### Problem requirements
Starting at the line containing "Write the Plotly code for this chart.", please quote every line up to and including the line containing "return 1 - (py - T) / ph", exactly, and nothing beyond.

### Material shown
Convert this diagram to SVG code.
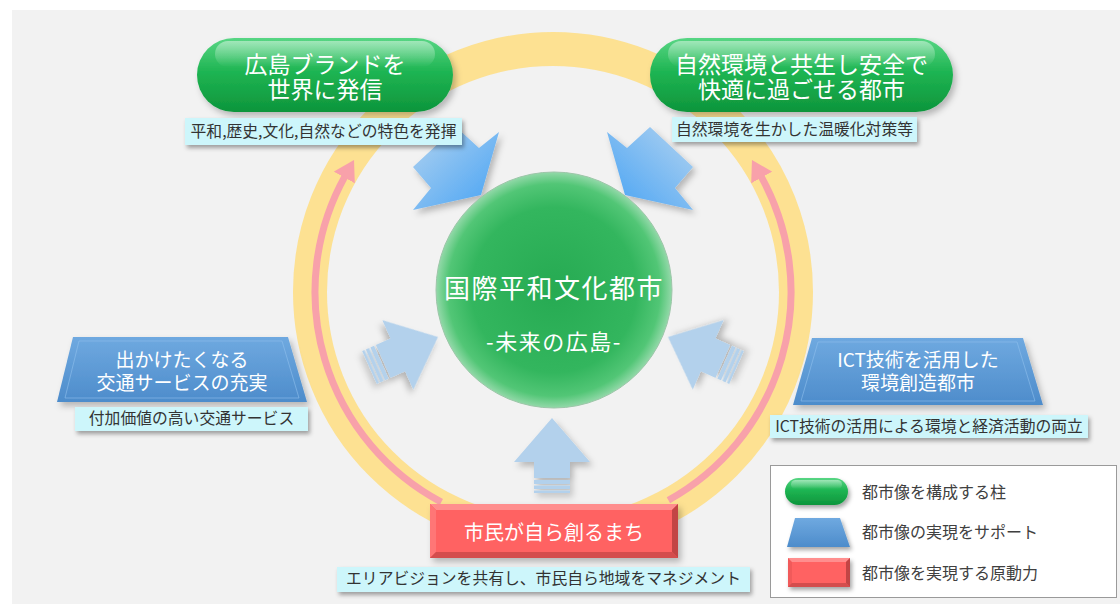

* * *

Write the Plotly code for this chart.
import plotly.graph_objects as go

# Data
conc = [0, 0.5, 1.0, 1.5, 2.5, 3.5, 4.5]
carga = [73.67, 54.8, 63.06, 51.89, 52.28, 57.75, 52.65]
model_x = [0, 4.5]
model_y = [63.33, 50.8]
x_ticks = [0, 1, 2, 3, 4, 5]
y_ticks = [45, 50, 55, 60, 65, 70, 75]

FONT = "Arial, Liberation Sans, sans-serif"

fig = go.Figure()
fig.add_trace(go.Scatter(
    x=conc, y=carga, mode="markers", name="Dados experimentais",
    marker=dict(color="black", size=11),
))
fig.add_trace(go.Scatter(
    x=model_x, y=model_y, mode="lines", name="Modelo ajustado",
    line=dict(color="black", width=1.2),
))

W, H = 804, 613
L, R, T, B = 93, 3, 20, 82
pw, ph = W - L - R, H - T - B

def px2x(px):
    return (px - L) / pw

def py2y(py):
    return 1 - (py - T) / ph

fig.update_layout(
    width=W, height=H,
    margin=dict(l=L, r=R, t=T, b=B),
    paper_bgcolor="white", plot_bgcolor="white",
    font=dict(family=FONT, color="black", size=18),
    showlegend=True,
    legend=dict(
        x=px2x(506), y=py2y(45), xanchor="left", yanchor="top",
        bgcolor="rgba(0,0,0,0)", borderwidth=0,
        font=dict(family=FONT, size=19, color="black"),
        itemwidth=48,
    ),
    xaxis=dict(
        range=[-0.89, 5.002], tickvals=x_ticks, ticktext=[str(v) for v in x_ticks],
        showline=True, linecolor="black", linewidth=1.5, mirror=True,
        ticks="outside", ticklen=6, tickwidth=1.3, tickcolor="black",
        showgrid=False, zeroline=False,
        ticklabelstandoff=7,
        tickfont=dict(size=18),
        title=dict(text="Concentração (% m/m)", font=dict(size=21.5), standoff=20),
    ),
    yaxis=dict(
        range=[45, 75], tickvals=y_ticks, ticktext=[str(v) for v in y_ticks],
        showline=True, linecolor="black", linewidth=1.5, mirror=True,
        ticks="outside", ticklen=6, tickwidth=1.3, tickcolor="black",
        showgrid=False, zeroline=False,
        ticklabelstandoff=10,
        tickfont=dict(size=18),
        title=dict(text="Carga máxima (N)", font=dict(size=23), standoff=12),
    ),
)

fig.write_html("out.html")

### Result of the exercise
Write the Plotly code for this chart.
import plotly.graph_objects as go

# Data
conc = [0, 0.5, 1.0, 1.5, 2.5, 3.5, 4.5]
carga = [73.67, 54.8, 63.06, 51.89, 52.28, 57.75, 52.65]
model_x = [0, 4.5]
model_y = [63.33, 50.8]
x_ticks = [0, 1, 2, 3, 4, 5]
y_ticks = [45, 50, 55, 60, 65, 70, 75]

FONT = "Arial, Liberation Sans, sans-serif"

fig = go.Figure()
fig.add_trace(go.Scatter(
    x=conc, y=carga, mode="markers", name="Dados experimentais",
    marker=dict(color="black", size=11),
))
fig.add_trace(go.Scatter(
    x=model_x, y=model_y, mode="lines", name="Modelo ajustado",
    line=dict(color="black", width=1.2),
))

W, H = 804, 613
L, R, T, B = 93, 3, 20, 82
pw, ph = W - L - R, H - T - B

def px2x(px):
    return (px - L) / pw

def py2y(py):
    return 1 - (py - T) / ph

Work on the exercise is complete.